┌──
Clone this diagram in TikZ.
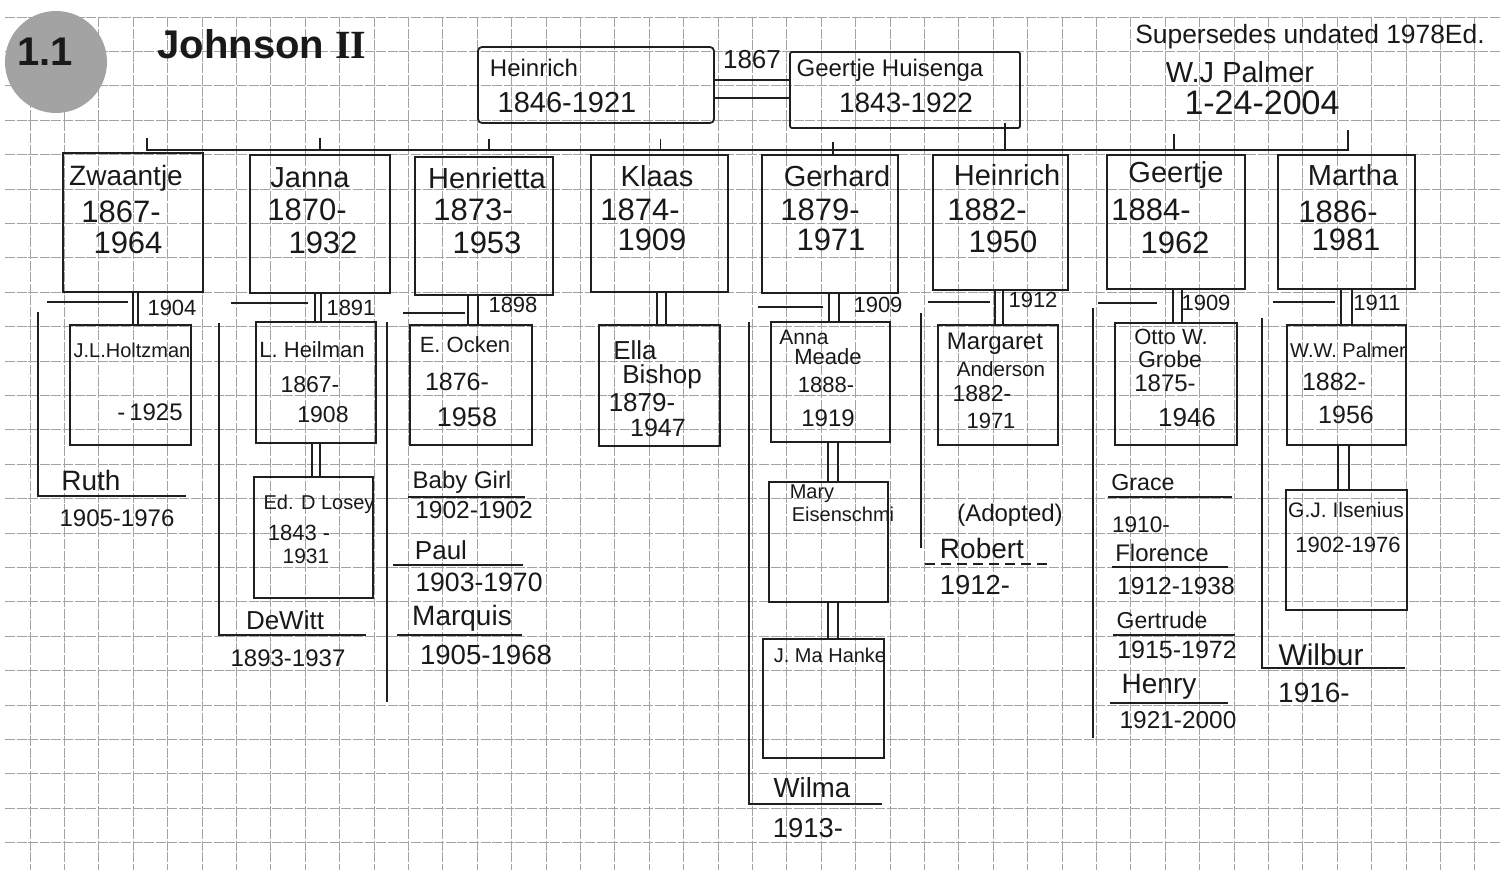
\documentclass[tikz,border=0pt]{standalone}
\usepackage{fontspec}
\setmainfont{Liberation Sans}
\newfontfamily\serifbf{Liberation Serif}
\usetikzlibrary{calc}
\newcommand{\boxat}[5]{\node[pbox, minimum width=#4*0.5pt, minimum height=#5*0.5pt] (#1) at (#2,#3) {};}
\newcommand{\txtat}[5]{\node[lbl, font=\fontsize{#4}{#4}\selectfont] (#1) at (#2,#3) {#5};}
\newcommand{\dblline}[4]{%
  \draw[ink] ($(#1.south)+(#3,0)$) coordinate (dA) -- (dA |- #2.north);
  \draw[ink] ($(#1.south)+(#4,0)$) coordinate (dB) -- (dB |- #2.north);}
\begin{document}
\begin{tikzpicture}[x=0.5pt,y=-0.5pt,
  grid/.style={draw=black!36, line width=0.45pt, dash pattern=on 5pt off 0.8pt},
  ink/.style={draw=black!88, line width=0.9pt},
  pbox/.style={ink, rectangle, inner sep=0},
  lbl/.style={inner sep=0, text=black!90}]
\useasboundingbox (0,0) rectangle (1500,870);
\fill[white] (0,0) rectangle (1500,870);
% graph paper
\foreach \i in {0,...,24} \draw[grid] (5,{17+34.4*\i}) -- (1500,{17+34.4*\i});
\foreach \i in {0,...,42} \draw[grid] ({30+34.4*\i},17) -- ({30+34.4*\i},870);

% header
\node[circle, fill=black!36, minimum size=51pt, inner sep=0] (badge) at (56,62) {};
\node[lbl, font=\fontsize{20}{20}\selectfont\bfseries] (num) at (45,52) {1.1};
\node[lbl, font=\fontsize{20}{20}\selectfont\bfseries] (title) at (262,44) {Johnson {\serifbf\bfseries II}};
\txtat{sup}{1310}{37}{13.2}{Supersedes undated 1978Ed.}
\txtat{auth}{1240}{72}{14.5}{W.J Palmer}
\txtat{date}{1262}{103}{17}{1-24-2004}

% parents
\node[pbox, rounded corners=2pt, minimum width=118pt, minimum height=38pt] (h0) at (596,85) {};
\node[pbox, rounded corners=1pt, minimum width=115pt, minimum height=38pt] (g0) at (905,90) {};
\txtat{h0n}{534}{68}{12}{Heinrich}
\txtat{h0y}{567}{103}{14.5}{1846-1921}
\txtat{g0n}{890}{70}{12}{Geertje Huisenga}
\txtat{g0y}{906}{103}{14}{1843-1922}
\txtat{m0}{752}{60}{13}{1867}
\draw[ink] ($(h0.east)+(0,-5)$) -- ($(g0.west)+(0,-10)$);
\draw[ink] ($(h0.east)+(0,13)$) -- ($(g0.west)+(0,8)$);

% children
\boxat{c1}{133}{222.5}{140}{139}
\boxat{c2}{320}{224}{140}{138}
\boxat{c3}{484}{226}{138}{138}
\boxat{c4}{659.5}{223.5}{137}{137}
\boxat{c5}{830}{224}{136}{138}
\boxat{c6}{1000.5}{222.5}{135}{135}
\boxat{c7}{1176}{222}{138}{134}
\boxat{c8}{1346.5}{222}{137}{134}

\txtat{c1n}{126}{178}{14}{Zwaantje}
\txtat{c1a}{121}{212}{15.5}{1867-}
\txtat{c1b}{128}{243}{15.5}{1964}
\txtat{c2n}{310}{178}{14.5}{Janna}
\txtat{c2a}{307}{210}{15.5}{1870-}
\txtat{c2b}{323}{243}{15.5}{1932}
\txtat{c3n}{487}{178}{14.5}{Henrietta}
\txtat{c3a}{473}{210}{15.5}{1873-}
\txtat{c3b}{487}{243}{15.5}{1953}
\txtat{c4n}{657}{176}{14.5}{Klaas}
\txtat{c4a}{640}{210}{15.5}{1874-}
\txtat{c4b}{652}{240}{15.5}{1909}
\txtat{c5n}{837}{176}{14.5}{Gerhard}
\txtat{c5a}{820}{210}{15.5}{1879-}
\txtat{c5b}{831}{240}{15.5}{1971}
\txtat{c6n}{1007}{175}{14.5}{Heinrich}
\txtat{c6a}{987}{210}{15.5}{1882-}
\txtat{c6b}{1003}{242}{15.5}{1950}
\txtat{c7n}{1176}{175}{14.5}{Geertje}
\txtat{c7a}{1151}{210}{15.5}{1884-}
\txtat{c7b}{1175}{243}{15.5}{1962}
\txtat{c8n}{1353}{175}{14.5}{Martha}
\txtat{c8a}{1338}{212}{15.5}{1886-}
\txtat{c8b}{1346}{240}{15.5}{1981}

% sibling bus
\coordinate (bus) at (0,150);
\coordinate (tk) at (0,138);
\coordinate (busL) at (147,150);
\coordinate (busR) at (1348,150);
\draw[ink] (busL |- tk) -- (busL) -- (busR) -- ($(busR)+(0,-20)$);
\draw[ink] (c2.north |- tk) -- (c2.north |- bus);
\draw[ink] ($(c3.north)+(5,0)$) coordinate (t3) ++(0,-17) -- (t3 |- bus);
\draw[ink] ($(c4.north)+(1,-15)$) -- ($(c4.north)+(1,-5)$);
\draw[ink] ($(c5.north)+(3,-12)$) -- ($(c5.north)+(3,2)$);
\draw[ink] ($(c7.north)+(-2,-20)$) -- ($(c7.north)+(-2,-5)$);
\draw[ink] ($(g0.south east)+(-16,-6)$) coordinate (pd) -- (pd |- bus);

% spouses
\boxat{s1}{130.5}{385}{121}{120}
\boxat{s2}{316}{382.5}{120}{121}
\boxat{s2b}{313.5}{537.5}{119}{121}
\boxat{s3}{471}{385}{122}{120}
\boxat{s4}{659.5}{385.5}{121}{121}
\boxat{s5}{830.5}{382}{119}{120}
\boxat{s5b}{828.5}{542}{119}{120}
\boxat{s5c}{823.5}{698.5}{121}{119}
\boxat{s6}{998}{385}{120}{120}
\boxat{s7}{1176}{384}{122}{122}
\boxat{s8}{1346.5}{385}{119}{120}
\boxat{s8b}{1346.5}{550}{121}{120}

\dblline{c1}{s1}{0}{5}
\dblline{c2}{s2}{-5}{1}
\dblline{s2}{s2b}{-4}{4}
\dblline{c3}{s3}{-16}{-6}
\dblline{c4}{s4}{-2.5}{6.5}
\dblline{c5}{s5}{-1}{9}
\dblline{s5}{s5b}{-2.5}{7.5}
\dblline{s5b}{s5c}{-0.5}{9.5}
\dblline{c6}{s6}{-5.5}{2.5}
\dblline{c7}{s7}{-3}{6}
\dblline{c8}{s8}{-5.5}{5.5}
\dblline{s8}{s8b}{-8.5}{2.5}

\txtat{y1}{172}{308}{11}{1904}
\txtat{y2}{351}{308}{11}{1891}
\txtat{y3}{513}{305}{11}{1898}
\txtat{y5}{878}{305}{11}{1909}
\txtat{y6}{1033}{300}{11}{1912}
\txtat{y7}{1206}{303}{11}{1909}
\txtat{y8}{1377}{303}{11}{1911}

\txtat{s1n}{132}{350}{10}{J.L.Holtzman}
\txtat{s1b}{150}{412}{12}{-\,1925}
\txtat{s2n}{312}{350}{11}{L. Heilman}
\txtat{s2a}{310}{385}{11.5}{1867-}
\txtat{s2c}{323}{415}{11.5}{1908}
\txtat{s2bn}{319}{504}{10}{Ed. D Losey}
\txtat{s2ba}{299}{533}{11}{1843 -}
\txtat{s2bb}{306}{556}{10.5}{1931}
\txtat{s3n}{465}{345}{11}{E. Ocken}
\txtat{s3a}{457}{382}{12.5}{1876-}
\txtat{s3b}{467}{417}{13.5}{1958}
\txtat{s4n}{635}{350}{13}{Ella}
\txtat{s4m}{662}{377}{13}{Bishop}
\txtat{s4a}{642}{403}{13}{1879-}
\txtat{s4b}{658}{428}{12.5}{1947}
\txtat{s5n}{804}{337}{10.5}{Anna}
\txtat{s5m}{828}{357}{11}{Meade}
\txtat{s5a}{826}{385}{11}{1888-}
\txtat{s5c1}{828}{418}{12}{1919}
\txtat{s5bn}{812}{494}{10}{Mary}
\txtat{s5bm}{843}{514}{10}{Eisenschmi}
\txtat{s5cn}{830}{655}{10}{J. Ma Hanke}
\txtat{s6n}{995}{344}{12}{Margaret}
\txtat{s6m}{1001}{369}{10.3}{Anderson}
\txtat{s6a}{982}{394}{11.5}{1882-}
\txtat{s6b}{991}{421}{11}{1971}
\txtat{s7n}{1171}{337}{11}{Otto W.}
\txtat{s7m}{1170}{359}{11.5}{Grobe}
\txtat{s7a}{1165}{383}{12}{1875-}
\txtat{s7b}{1187}{418}{13}{1946}
\txtat{s8n}{1348}{350}{10}{W.W. Palmer}
\txtat{s8a}{1334}{382}{12.5}{1882-}
\txtat{s8c}{1346}{415}{12.5}{1956}
\txtat{s8bn}{1346}{510}{10.5}{G.J. Ilsenius}
\txtat{s8ba}{1348}{545}{11}{1902-1976}

% lines of descent
\draw[ink] (47,302) -- (128,302);
\draw[ink] (231,303) -- (308,303);
\draw[ink] (403,313) -- (465,313);
\draw[ink] (758,307) -- (823,307);
\draw[ink] (928,302) -- (990,302);
\draw[ink] (1098,303) -- (1157,303);
\draw[ink] (1273,302) -- (1335,302);

% grandchildren
\txtat{g1n}{91}{480}{14}{Ruth}
\txtat{g1y}{117}{518}{12}{1905-1976}
\coordinate (v1) at (38,312);
\draw[ink] (v1) |- ($(g1n.south east)+(65,5)$);

\txtat{g2n}{285}{620}{13}{DeWitt}
\txtat{g2y}{288}{658}{12}{1893-1937}
\coordinate (v2) at (219,323);
\draw[ink] (v2) |- ($(g2n.south east)+(42,5)$);

\coordinate (v3) at (387,322);
\draw[ink] (v3) -- (387,702);
\txtat{g3n}{462}{482}{12}{Baby Girl}
\txtat{g3y}{474}{510}{12.3}{1902-1902}
\txtat{g4n}{441}{550}{13}{Paul}
\txtat{g4y}{479}{582}{13.3}{1903-1970}
\txtat{g5n}{462}{618}{14}{Marquis}
\txtat{g5y}{486}{655}{13.8}{1905-1968}
\draw[ink] (408,497) -- (525,497);
\draw[ink] (393,565) -- (523,565);
\draw[ink] (397,635) -- (522,635);

\txtat{g6n}{812}{788}{13.8}{Wilma}
\txtat{g6y}{808}{828}{13.7}{1913-}
\coordinate (v5) at (749,322);
\draw[ink] (v5) |- (882,804);

\txtat{g7a}{1010}{515}{12}{(Adopted)}
\txtat{g7n}{982}{548}{14}{Robert}
\txtat{g7y}{975}{585}{13.7}{1912-}
\coordinate (v6) at (921,313);
\draw[ink] (v6) -- (921,548);
\draw[ink, dash pattern=on 5pt off 3pt] (925,564) -- (1048,564);

\coordinate (v7) at (1093,308);
\draw[ink] (v7) -- (1093,738);
\txtat{g8n}{1143}{483}{11.6}{Grace}
\txtat{g8y}{1141}{525}{11.3}{1910-}
\txtat{g9n}{1162}{553}{12}{Florence}
\txtat{g9y}{1176}{586}{12.3}{1912-1938}
\txtat{g10n}{1162}{620}{11.5}{Gertrude}
\txtat{g10y}{1177}{650}{12.5}{1915-1972}
\txtat{g11n}{1159}{687}{14}{Henry}
\txtat{g11y}{1178}{720}{12.2}{1921-2000}
\draw[ink] (1108,497) -- (1232,497);
\draw[ink] (1112,567) -- (1228,567);
\draw[ink] (1113,635) -- (1235,635);
\draw[ink] (1110,703) -- (1228,703);

\txtat{g12n}{1321}{655}{15}{Wilbur}
\txtat{g12y}{1314}{693}{14}{1916-}
\coordinate (v8) at (1262,318);
\draw[ink] (v8) |- (1405,668);
\end{tikzpicture}
\end{document}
└──
▶ What the exercise asks
Quote, exactly and only, the lines from the first line of the data above through the line containing "($(h0.east)+(0,13)$) -- ($(g0.west)+(0,8)$);". The pictures do not belong in it.

▶ Finished task
Clone this diagram in TikZ.
\documentclass[tikz,border=0pt]{standalone}
\usepackage{fontspec}
\setmainfont{Liberation Sans}
\newfontfamily\serifbf{Liberation Serif}
\usetikzlibrary{calc}
\newcommand{\boxat}[5]{\node[pbox, minimum width=#4*0.5pt, minimum height=#5*0.5pt] (#1) at (#2,#3) {};}
\newcommand{\txtat}[5]{\node[lbl, font=\fontsize{#4}{#4}\selectfont] (#1) at (#2,#3) {#5};}
\newcommand{\dblline}[4]{%
  \draw[ink] ($(#1.south)+(#3,0)$) coordinate (dA) -- (dA |- #2.north);
  \draw[ink] ($(#1.south)+(#4,0)$) coordinate (dB) -- (dB |- #2.north);}
\begin{document}
\begin{tikzpicture}[x=0.5pt,y=-0.5pt,
  grid/.style={draw=black!36, line width=0.45pt, dash pattern=on 5pt off 0.8pt},
  ink/.style={draw=black!88, line width=0.9pt},
  pbox/.style={ink, rectangle, inner sep=0},
  lbl/.style={inner sep=0, text=black!90}]
\useasboundingbox (0,0) rectangle (1500,870);
\fill[white] (0,0) rectangle (1500,870);
% graph paper
\foreach \i in {0,...,24} \draw[grid] (5,{17+34.4*\i}) -- (1500,{17+34.4*\i});
\foreach \i in {0,...,42} \draw[grid] ({30+34.4*\i},17) -- ({30+34.4*\i},870);

% header
\node[circle, fill=black!36, minimum size=51pt, inner sep=0] (badge) at (56,62) {};
\node[lbl, font=\fontsize{20}{20}\selectfont\bfseries] (num) at (45,52) {1.1};
\node[lbl, font=\fontsize{20}{20}\selectfont\bfseries] (title) at (262,44) {Johnson {\serifbf\bfseries II}};
\txtat{sup}{1310}{37}{13.2}{Supersedes undated 1978Ed.}
\txtat{auth}{1240}{72}{14.5}{W.J Palmer}
\txtat{date}{1262}{103}{17}{1-24-2004}

% parents
\node[pbox, rounded corners=2pt, minimum width=118pt, minimum height=38pt] (h0) at (596,85) {};
\node[pbox, rounded corners=1pt, minimum width=115pt, minimum height=38pt] (g0) at (905,90) {};
\txtat{h0n}{534}{68}{12}{Heinrich}
\txtat{h0y}{567}{103}{14.5}{1846-1921}
\txtat{g0n}{890}{70}{12}{Geertje Huisenga}
\txtat{g0y}{906}{103}{14}{1843-1922}
\txtat{m0}{752}{60}{13}{1867}
\draw[ink] ($(h0.east)+(0,-5)$) -- ($(g0.west)+(0,-10)$);
\draw[ink] ($(h0.east)+(0,13)$) -- ($(g0.west)+(0,8)$);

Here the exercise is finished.